Grown up thoughts and childlike ambition



“I'm still standing better than I ever did
Looking like a true survivor, feeling like a little kid”

I don’t know what it is about those lines from the Elton John song but they are the ones that always stand out when I hear it.  I heard it again on the radio a couple of months ago and wrote those lyrics down in my diary as once again they fitted the way I was feeling.

I recollect watching the video on Top of the Pops and I seem to remember a queue of people toppling like dominoes.

I keep being told I am strong and people admire the way I am coping with so much.  I never thought I was good at hiding my true self but maybe I’m better than I think because there are times when inside I am as wobbly as a jelly! 

Just like the line in the song I may look like a “survivor” but inside I feel like a child.

Being a grown up is so hard.  Life is full of so many responsibilities and decisions.   None of mine seem to be getting any easier.

Once you have your own children they look up to you and think you know the answers.  Even teenagers who know it all themselves still need you to be there – an unseen guiding force perhaps?  Or maybe more realistically they need the person who puts food on the table and provides them with their personal taxi service!

My parents stayed with me last week and it’s been lovely to slip back into the comfortable position of being the child.  There has been someone else here to help out with the boys, to cook the dinner and take charge of the garden.

I really needed this time of someone else being here, taking care of me and I hadn’t realised how much.

When you reach adulthood and have your own family you like to believe you don’t need so much help.  Neither do you usually take kindly to it until something bad happens….

This week I’ve also been in touch with some of my cousins.

My dad is the youngest of nine children so I have lots of cousins and most of them are older than me.

When we were growing up in the seventies and eighties we seemed to have family weddings or engagement parties to go to every year.  I remember vividly being the little girl running around in my party dress.  Never quite old enough to join in with the big ones who were several stages ahead of me.

Some of my cousins used to take me and my brother out for the day – an image of an outing in an open top car over a hump back bridge spring to mind!

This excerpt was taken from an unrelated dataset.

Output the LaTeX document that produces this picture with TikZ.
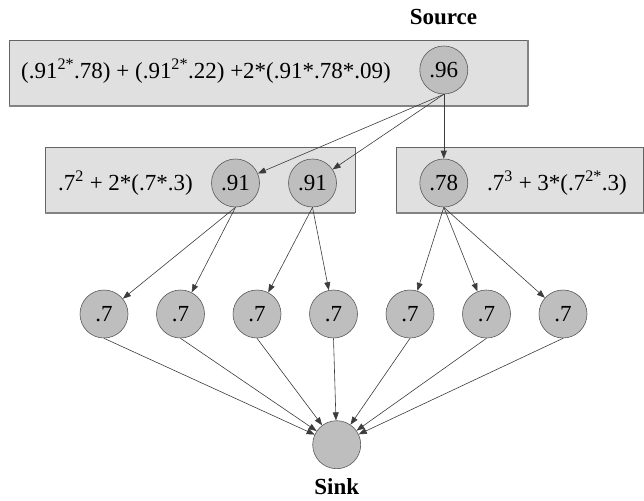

Sometimes I still feel like that little girl.  Unsure of how I fit into the bigger picture but jostling to be seen and heard.

Yet now I’ve been plunged into widowhood.  The word itself sounds old and forbidding.  It’s an experience not shared by many of my older relatives yet.  I’m out of sync and it makes me wonder even more where I belong in the grand scheme of thing.

I am a little child.  I don’t want to be strong or know all the answers, I want someone to hold my hand and show me where to go and tell me what to do.

I am thankful for my family.  My parents and others, who are older and wiser, who help me.

Mostly I am thankful that in the Bible it says God adopts us in his family. We are his children.

In Psalm 68 it says God is a “Father to the fatherless and defender of widows.”

For now these are the thoughts that I'm clinging to.